I am trying to prove that for all $$x_1,\dots,x_n,y_1,\dots,y_n \in \mathbb R$$

$$\left( \sum_{i=1}^{n}x_i\ y_i \right)^2 \leq \ \left(\sum_{i=1}^{n}i \ x_i^2 \right) \cdot \left( \sum_{i=1}^{n} \frac{y_i^2}{i} \right)$$

I know the cauchy-schwarz inequality is $$(\sum_{i=1}^{n}x_i\ y_i)^2 \leq \ (\sum_{i=1}^{n}x_i^2) \cdot (\sum_{i=1}^{n} y_i^2)$$

I am trying to show that $$(\sum_{i=1}^{n}x_i^2) \cdot (\sum_{i=1}^{n} y_i^2) \leq \ (\sum_{i=1}^{n}i \ x_i^2) \cdot (\sum_{i=1}^{n} \frac{y_i^2}{i})$$ but I don't know how to continue from there..

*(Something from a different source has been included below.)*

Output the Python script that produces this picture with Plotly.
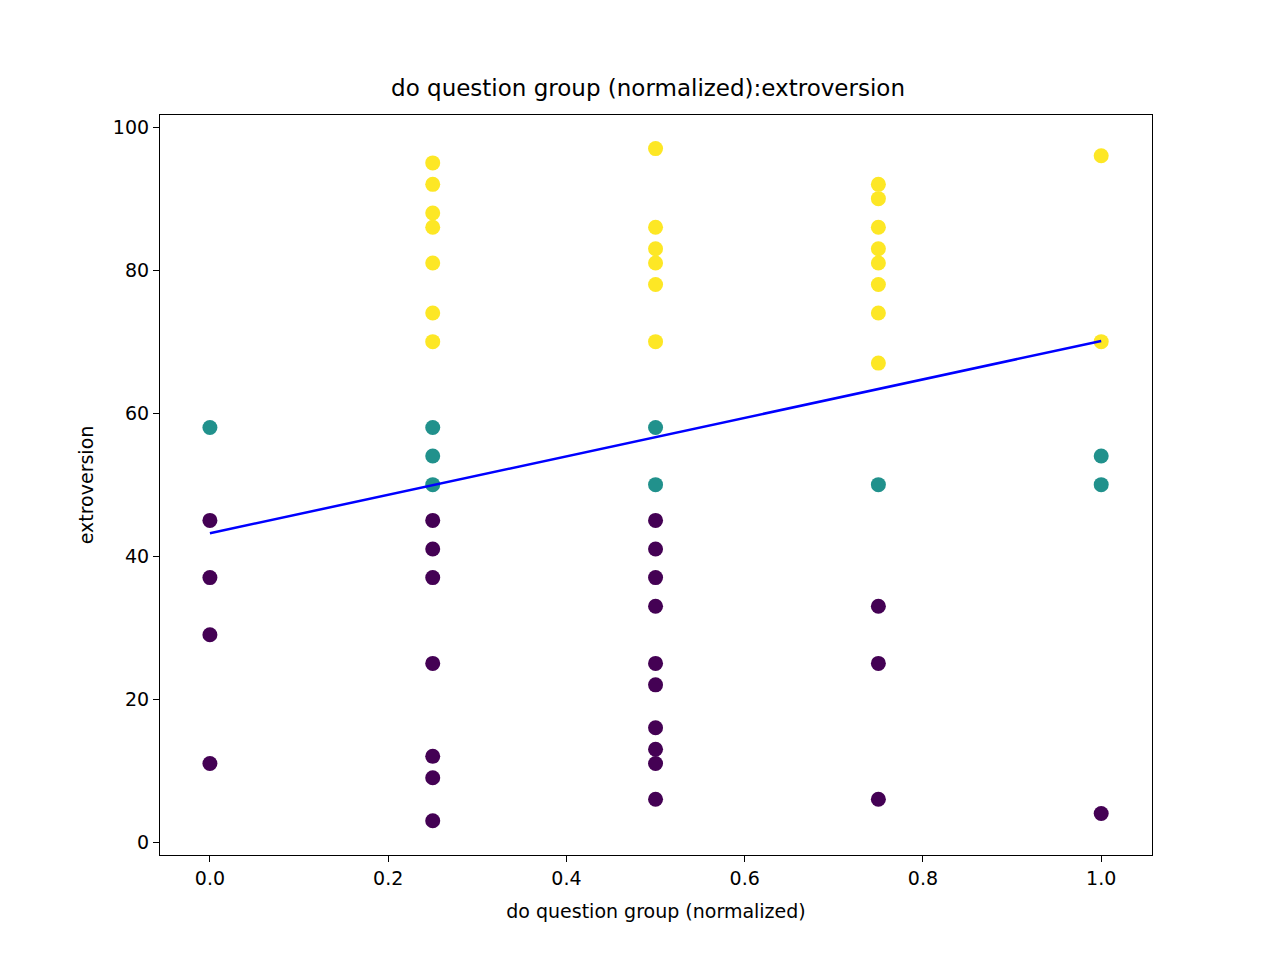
import plotly.graph_objects as go

# values
x_vals = [0.0]*5 + [0.25]*17 + [0.5]*18 + [0.75]*12 + [1.0]*5
y_vals = [58, 45, 37, 29, 11,
          95, 92, 88, 86, 81, 74, 70, 58, 54, 50, 45, 41, 37, 25, 12, 9, 3,
          97, 86, 83, 81, 78, 70, 58, 50, 45, 41, 37, 33, 25, 22, 16, 13, 11, 6,
          92, 90, 86, 83, 81, 78, 74, 67, 50, 33, 25, 6,
          96, 70, 54, 50, 4]
groups = [1, 0, 0, 0, 0,
          2, 2, 2, 2, 2, 2, 2, 1, 1, 1, 0, 0, 0, 0, 0, 0, 0,
          2, 2, 2, 2, 2, 2, 1, 1, 0, 0, 0, 0, 0, 0, 0, 0, 0, 0,
          2, 2, 2, 2, 2, 2, 2, 2, 1, 0, 0, 0,
          2, 2, 1, 1, 0]
intercept, slope = 43.2, 26.9
group_colors = ["#440154", "#21918c", "#fde725"]

fit_x = sorted(set(x_vals))
fit_y = [intercept + slope * v for v in fit_x]

fig = go.Figure()
fig.add_trace(go.Scatter(x=x_vals, y=y_vals, mode="markers",
                         marker=dict(size=15, color=[group_colors[g] for g in groups])))
fig.add_trace(go.Scatter(x=fit_x, y=fit_y, mode="lines", line=dict(color="blue", width=2.5)))

axis = dict(showgrid=False, zeroline=False, showline=True, linecolor="black", linewidth=1.2,
            mirror=True, ticks="outside", ticklen=6, tickcolor="black",
            tickfont=dict(size=19, color="black"))
fig.update_layout(
    width=1280, height=960, showlegend=False,
    plot_bgcolor="white", paper_bgcolor="white",
    font=dict(family="DejaVu Sans", color="black"),
    margin=dict(l=152, r=136, t=107, b=113),
    title=dict(text="do question group (normalized):extroversion", x=0.5, xanchor="center",
               y=1 - 80/960, yanchor="middle", font=dict(size=23)),
    xaxis=dict(axis, range=[-0.056, 1.057], tickvals=[0, 0.2, 0.4, 0.6, 0.8, 1.0],
               ticktext=["0.0", "0.2", "0.4", "0.6", "0.8", "1.0"],
               title=dict(text="do question group (normalized)", font=dict(size=19), standoff=16)),
    yaxis=dict(axis, range=[-1.8, 101.7], tickvals=[0, 20, 40, 60, 80, 100],
               title=dict(text="extroversion", font=dict(size=19), standoff=14)),
)
fig.write_html("out.html")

• well, $x_iy_i = \tilde x_i \tilde y_i$ with $\tilde x_i = \sqrt ix_i$ and $\tilde y_i = \frac{y_i}{\sqrt i}$... so just use CS on $\tilde x, \tilde y$
– Surb
Jun 9 '17 at 15:16

$\displaystyle\left(\sum_{i=1}^nx_iy_i\right)^2=\left(\sum_{i=1}^n\left(\sqrt ix_i\right)\left(\frac{y_i}{\sqrt i}\right)\right)^2\leqslant\left(\sum_{i=1}^ni{x_i}^2\right)\left(\sum_{i=1}^n\frac{{y_i}^2}i\right)$
Hint: Write $$\left(\sum_{i=1}^n x_iy_i\right)^2 = \left(\sum_{i=1}^n (x_i \sqrt{i}) \left( \frac{y_i}{\sqrt{i}}\right)\right)^2.$$ What happens when you apply CS to this?